Archive for Category Solar Photovoltaic Power Plant

1. Inverters and BOS in Roof Top PV Systems

BOS, Balance of Systems and Inverters are integral parts of any Solar Power Generating unit. It is imperative that specified BOS and inverters are used for any given configuration of a solar power system for optimal energy efficiency. BOS includes the wires connectors, AJB’s etc. For Energy Efficiency, it is important to use the wires with correct thickness to avoid heat loss and voltage drop. Ohm’s law ( V=IR ) quantifies the voltage drop as a function of current and resistance. The figure below broadly indicates the wire thickness v/s current function to minimize the voltage drop.

The MPPT Charge Controller

MPPT (Maximum Power Point Tracking) Charge Controller tries keeping the panel at its maximum voltage and simultaneously produces the voltage required by the battery. A basic charge controller simply prevents damage of batteries by over-charging, by effectively cutting off the current from the solar panels (or by reducing it to a pulse) when the battery voltage reaches a certain level. On the other hand, a Maximum Power Point Tracker (MPPT) controller performs an extra function to improve your system efficiency.

What does the MPPT Controller Do ?

Besides performing the function of a basic controller, an MPPT controller also includes a DC to DC voltage converter, converting the voltage of the panels to that required by the batteries, with very little loss of power. In other words, it attempts to keep the panel voltage near its Maximum Power Point, while supplying the varying voltage requirements of the battery. Thus, it essentially decouples the panel and battery voltages so that there can be a 24 volt system on one side of the MPPT charge controller and panels wired in series to produce 48 volts on the other. Thus, offering the ability to provide some charging current even in dull conditions when a simple controller would not help much.

Inverter Efficiency

Solar PV system produces DC current, which is converted to AC using an inverter. Although inverters come with wide ranging efficiencies but typically affordable solar inverters are between 80% to 90% efficient.

Battery Efficiency

Batteries are needed for charge storage. Lead acid batteries are most commonly used.

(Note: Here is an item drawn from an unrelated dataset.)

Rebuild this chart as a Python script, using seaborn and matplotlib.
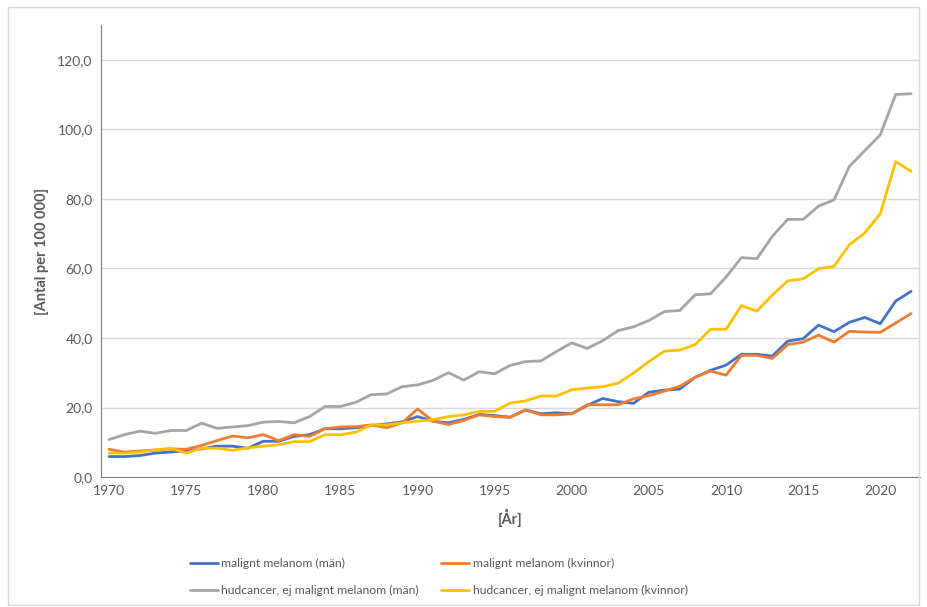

Since lead acid batteries are usually charged at the float voltage of about 13.5 V and the discharge voltage is about 12 V, the voltage efficiency is about 0.88. In average the coulomb efficiency is about 0.92. Hence, the net energy efficiency is around 0.80

A lead-acid battery has an efficiency of only 75-85% (this includes both the charging loss and the discharging loss). From zero State of Charge (SOC) to 85% SOC the average overall battery charging efficiency is 91%- the balance is losses during discharge. The energy lost appears as heat which warms the battery. It can be minimized by keeping the charge and discharge rates low. It helps keep the battery cool and improves its life.

2. Domestic Solar Power and Diesel Generator Electricity Cost Evaluation

Domestic Solar Power generation using BIPV ( Building Integrated Photo Voltaic) Products, e.g. Roof top Solar systems etc. have slowly become mainstream products, with falling costs of PV panels and ever increasing costs of fossil fuels. Energy is an essential requirement for survival. May it be heat, light or any form of mechanics- everything needs energy. The remote villages in India are still deprived of electrical supply from the conventional grid source. The Diesel Generator (DG) sets are being used for power but its operation is limited due to high cost of fuel and high maintenance.

Silent Features

  • The projections are on CURRENT PRICE TRENDS. Diesel prices are BOUND TO RISE and PV PANEL PRICES predicted to fall IN FUTURE.
  • Even if you include the interest cost in the first 5 years, the DOMESTIC SOLAR POWER GENERATOR is way cheaper than the Gen-set option.
  • Cost of production of electricity by Domestic Solar Power Generator, is currently at par with the grid tariff . It is bound to fall in future, thereby making it EVEN CHEAPER THAN THE GRID IN FUTURE.